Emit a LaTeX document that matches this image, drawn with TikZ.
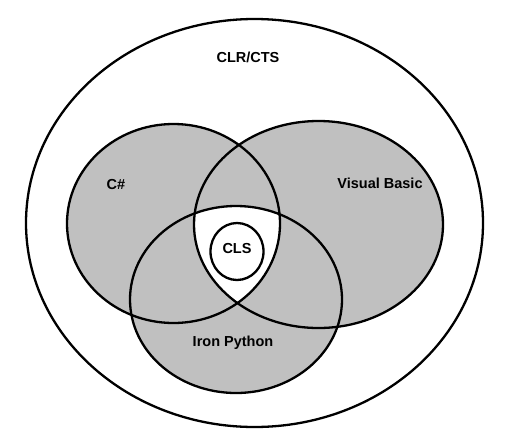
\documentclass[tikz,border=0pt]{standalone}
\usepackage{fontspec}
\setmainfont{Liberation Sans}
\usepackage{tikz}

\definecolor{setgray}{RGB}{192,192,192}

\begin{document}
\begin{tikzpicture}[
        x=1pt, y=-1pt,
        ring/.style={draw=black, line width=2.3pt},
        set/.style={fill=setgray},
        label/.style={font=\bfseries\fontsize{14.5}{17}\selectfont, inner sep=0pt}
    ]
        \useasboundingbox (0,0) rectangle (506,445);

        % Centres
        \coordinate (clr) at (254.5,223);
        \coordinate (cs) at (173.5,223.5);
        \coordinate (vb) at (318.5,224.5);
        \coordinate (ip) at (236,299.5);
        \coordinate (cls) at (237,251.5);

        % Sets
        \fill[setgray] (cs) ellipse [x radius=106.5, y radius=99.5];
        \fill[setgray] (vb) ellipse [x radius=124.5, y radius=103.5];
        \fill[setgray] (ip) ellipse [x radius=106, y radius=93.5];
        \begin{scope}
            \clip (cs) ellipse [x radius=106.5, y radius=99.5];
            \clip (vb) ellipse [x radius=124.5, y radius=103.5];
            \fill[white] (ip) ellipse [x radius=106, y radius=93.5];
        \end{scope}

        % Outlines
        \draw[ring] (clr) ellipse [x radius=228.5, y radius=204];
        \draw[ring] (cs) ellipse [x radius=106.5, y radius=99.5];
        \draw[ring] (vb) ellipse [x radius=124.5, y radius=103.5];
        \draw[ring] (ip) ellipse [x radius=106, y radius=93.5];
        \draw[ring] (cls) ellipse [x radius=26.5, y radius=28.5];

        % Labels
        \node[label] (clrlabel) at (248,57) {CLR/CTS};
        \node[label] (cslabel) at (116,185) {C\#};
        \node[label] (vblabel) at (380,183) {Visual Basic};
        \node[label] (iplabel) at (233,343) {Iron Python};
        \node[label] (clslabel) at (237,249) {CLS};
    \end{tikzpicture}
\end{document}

> What you are asked to do
Reproduce every line exactly and omit all pictures.

> Written answer
Emit a LaTeX document that matches this image, drawn with TikZ.
\documentclass[tikz,border=0pt]{standalone}
\usepackage{fontspec}
\setmainfont{Liberation Sans}
\usepackage{tikz}

\definecolor{setgray}{RGB}{192,192,192}

\begin{document}
\begin{tikzpicture}[
        x=1pt, y=-1pt,
        ring/.style={draw=black, line width=2.3pt},
        set/.style={fill=setgray},
        label/.style={font=\bfseries\fontsize{14.5}{17}\selectfont, inner sep=0pt}
    ]
        \useasboundingbox (0,0) rectangle (506,445);

        % Centres
        \coordinate (clr) at (254.5,223);
        \coordinate (cs) at (173.5,223.5);
        \coordinate (vb) at (318.5,224.5);
        \coordinate (ip) at (236,299.5);
        \coordinate (cls) at (237,251.5);

        % Sets
        \fill[setgray] (cs) ellipse [x radius=106.5, y radius=99.5];
        \fill[setgray] (vb) ellipse [x radius=124.5, y radius=103.5];
        \fill[setgray] (ip) ellipse [x radius=106, y radius=93.5];
        \begin{scope}
            \clip (cs) ellipse [x radius=106.5, y radius=99.5];
            \clip (vb) ellipse [x radius=124.5, y radius=103.5];
            \fill[white] (ip) ellipse [x radius=106, y radius=93.5];
        \end{scope}

        % Outlines
        \draw[ring] (clr) ellipse [x radius=228.5, y radius=204];
        \draw[ring] (cs) ellipse [x radius=106.5, y radius=99.5];
        \draw[ring] (vb) ellipse [x radius=124.5, y radius=103.5];
        \draw[ring] (ip) ellipse [x radius=106, y radius=93.5];
        \draw[ring] (cls) ellipse [x radius=26.5, y radius=28.5];

        % Labels
        \node[label] (clrlabel) at (248,57) {CLR/CTS};
        \node[label] (cslabel) at (116,185) {C\#};
        \node[label] (vblabel) at (380,183) {Visual Basic};
        \node[label] (iplabel) at (233,343) {Iron Python};
        \node[label] (clslabel) at (237,249) {CLS};
    \end{tikzpicture}
\end{document}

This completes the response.